Sen. Chuck Schumer (D-N.Y.) has urged federal authorities to make capturing and extraditing Kovacevic a top priority.
Steinhauer's nightmare began in the early morning hours of May 4, when he got into an argument with three men, including Kovacevic, at a packed bar near the state school, cops said.
"Kovacevic ... proceeded to beat the crap out of him," said Binghamton Police Capt. Alex Minor, noting Steinhauer suffered a fractured skull and broken jaw and eye sockets.
"They kicked him when he was down, the whole nine yards," Minor added.
The giant Serb and his two pals fled after the horrific assault, he said.

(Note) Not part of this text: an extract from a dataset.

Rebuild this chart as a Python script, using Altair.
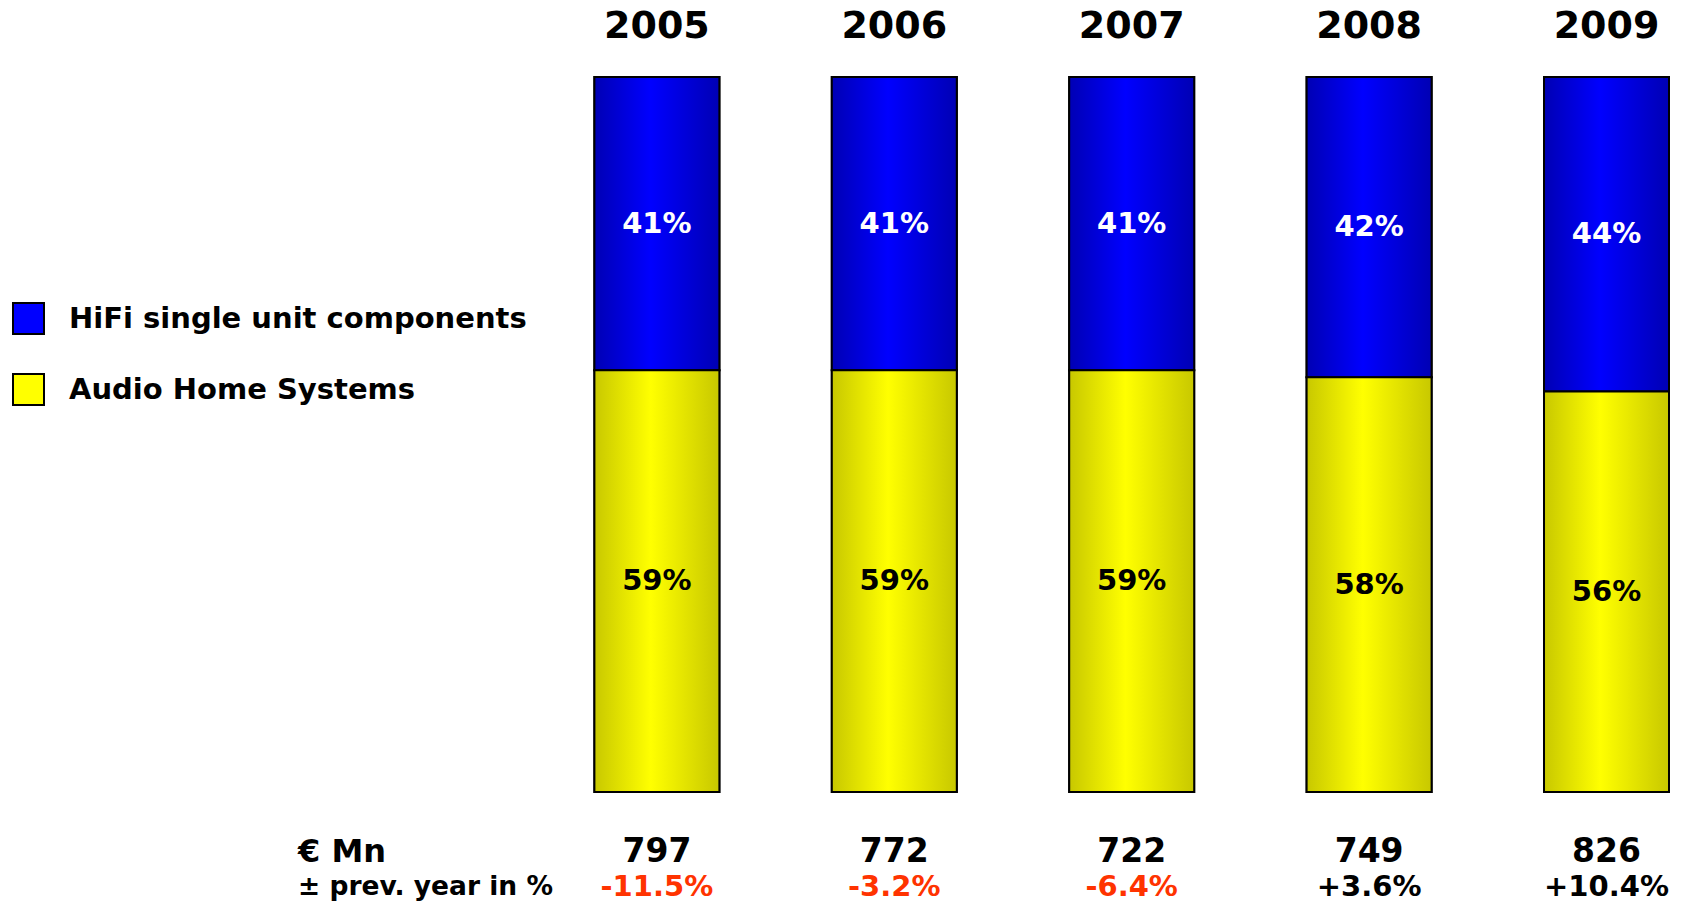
import altair as alt
import pandas as pd

years = ["2005", "2006", "2007", "2008", "2009"]
hifi = [41, 41, 41, 42, 44]
audio = [59, 59, 59, 58, 56]
mn_eur = [797, 772, 722, 749, 826]
change = ["-11.5%", "-3.2%", "-6.4%", "+3.6%", "+10.4%"]
series = ["HiFi single unit components", "Audio Home Systems"]
row_labels = ["€ Mn", "± prev. year in %"]

FONT = "DejaVu Sans"

rows = []
for i, yr in enumerate(years):
    rows.append(dict(year=yr, series=series[1], pct=audio[i], y0=0, y1=audio[i]))
    rows.append(dict(year=yr, series=series[0], pct=hifi[i], y0=audio[i], y1=audio[i] + hifi[i]))
df = pd.DataFrame(rows)
df["label"] = df["pct"].astype(str) + "%"
df["mid"] = (df["y0"] + df["y1"]) / 2

df_year = pd.DataFrame({"year": years, "mn": [str(v) for v in mn_eur], "chg": change})

x_scale = alt.Scale(domain=years, range=[594.4, 1669], paddingInner=0.4735, paddingOuter=0)
y_scale = alt.Scale(domain=[-15.38, 110.77], nice=False, zero=False)

X = alt.X("year:N", scale=x_scale, axis=None)

base = alt.Chart(df)

legend_bars = base.mark_bar(stroke="black", strokeWidth=2).encode(
    x=X,
    y=alt.Y("y1:Q", scale=y_scale, axis=None),
    y2="y0:Q",
    color=alt.Color(
        "series:N",
        scale=alt.Scale(domain=series, range=["#0000ff", "#ffff00"]),
        legend=alt.Legend(
            title=None, orient="none", legendX=12, legendY=302, padding=0,
            symbolType="square", symbolSize=961, symbolStrokeColor="black",
            symbolStrokeWidth=2, symbolOpacity=1,
            labelFont=FONT, labelFontWeight="bold", labelFontSize=29,
            labelColor="black", rowPadding=32, labelOffset=24, labelLimit=700,
        ),
    ),
)

def grad(edge, mid):
    return alt.Gradient(
        gradient="linear", x1=0, x2=1, y1=0, y2=0,
        stops=[alt.GradientStop(color=edge, offset=0),
               alt.GradientStop(color=mid, offset=0.45),
               alt.GradientStop(color=edge, offset=1)],
    )

blue_bars = base.transform_filter(alt.datum.series == series[0]).mark_bar(
    fill=grad("#0000b4", "#0000ff"), stroke="black", strokeWidth=2
).encode(x=X, y=alt.Y("y1:Q", scale=y_scale, axis=None), y2="y0:Q")

yellow_bars = base.transform_filter(alt.datum.series == series[1]).mark_bar(
    fill=grad("#c8c800", "#ffff00"), stroke="black", strokeWidth=2
).encode(x=X, y=alt.Y("y1:Q", scale=y_scale, axis=None), y2="y0:Q")

seg_labels = base.mark_text(font=FONT, fontWeight="bold", fontSize=29, baseline="middle").encode(
    x=X,
    y=alt.Y("mid:Q", scale=y_scale, axis=None),
    text="label:N",
    color=alt.condition(alt.datum.series == series[0], alt.value("white"), alt.value("black")),
)

ybase = alt.Chart(df_year)
year_text = ybase.mark_text(font=FONT, fontWeight="bold", fontSize=38, baseline="middle").encode(
    x=X, y=alt.value(27), text="year:N"
)
mn_text = ybase.mark_text(font=FONT, fontWeight="bold", fontSize=33, baseline="middle", color="black").encode(
    x=X, y=alt.value(852), text="mn:N"
)
chg_text = ybase.mark_text(font=FONT, fontWeight="bold", fontSize=29, baseline="middle").encode(
    x=X, y=alt.value(887), text="chg:N",
    color=alt.condition("indexof(datum.chg, '-') == 0", alt.value("#ff3300"), alt.value("black")),
)

lab_df = pd.DataFrame({"t": row_labels})
lab1 = alt.Chart(lab_df).transform_filter(alt.datum.t == row_labels[0]).mark_text(
    font=FONT, fontWeight="bold", fontSize=32, baseline="middle", align="left", color="black"
).encode(x=alt.value(298), y=alt.value(852), text="t:N")
lab2 = alt.Chart(lab_df).transform_filter(alt.datum.t == row_labels[1]).mark_text(
    font=FONT, fontWeight="bold", fontSize=26.5, baseline="middle", align="left", color="black"
).encode(x=alt.value(298), y=alt.value(887), text="t:N")

chart = alt.layer(
    legend_bars, blue_bars, yellow_bars, seg_labels, year_text, mn_text, chg_text, lab1, lab2
).properties(
    width=1690, height=902, padding=0, autosize=alt.AutoSizeParams(type="none"), background="white"
).configure_view(stroke=None)

chart.save("out.html", embed_options={"renderer": "svg", "actions": False})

Kovacevic was arrested the following day and the two other accused attackers, Edin Dzubur, 24, and Santel Softic, 21, were hauled in soon after.
Kovacevic's bail was set at $100,000.
On June 6, Igor Milosevic, the Serbian vice consul, posted $20,000 in cash and $80,000 in a bank money order in Broome County Court to spring Kovacevic, a bail receipt obtained by the upstate Press & Sun-Bulletin newspaper shows.
Kovacevic, who faces up to 25 years in prison if convicted, surrendered his passport and was freed from jail later that day.
Reached Tuesday, a Serbian Consulate representative said Milosevic was out of town and that no one else could comment on the case.
Broome County officials contacted Customs agents on the Canadian border on June 10, fearful that Kovacevic might try to flee the country.
Milosevic's attorney, Vincent Accardi, declined to comment on the whereabouts of his client or the status of the case.
The tragedy has left Steinhauer's father numb.
"I'm surprised they gave [Kovacevic] bail," Richard Steinhauer said. "It's hard to believe this is happening."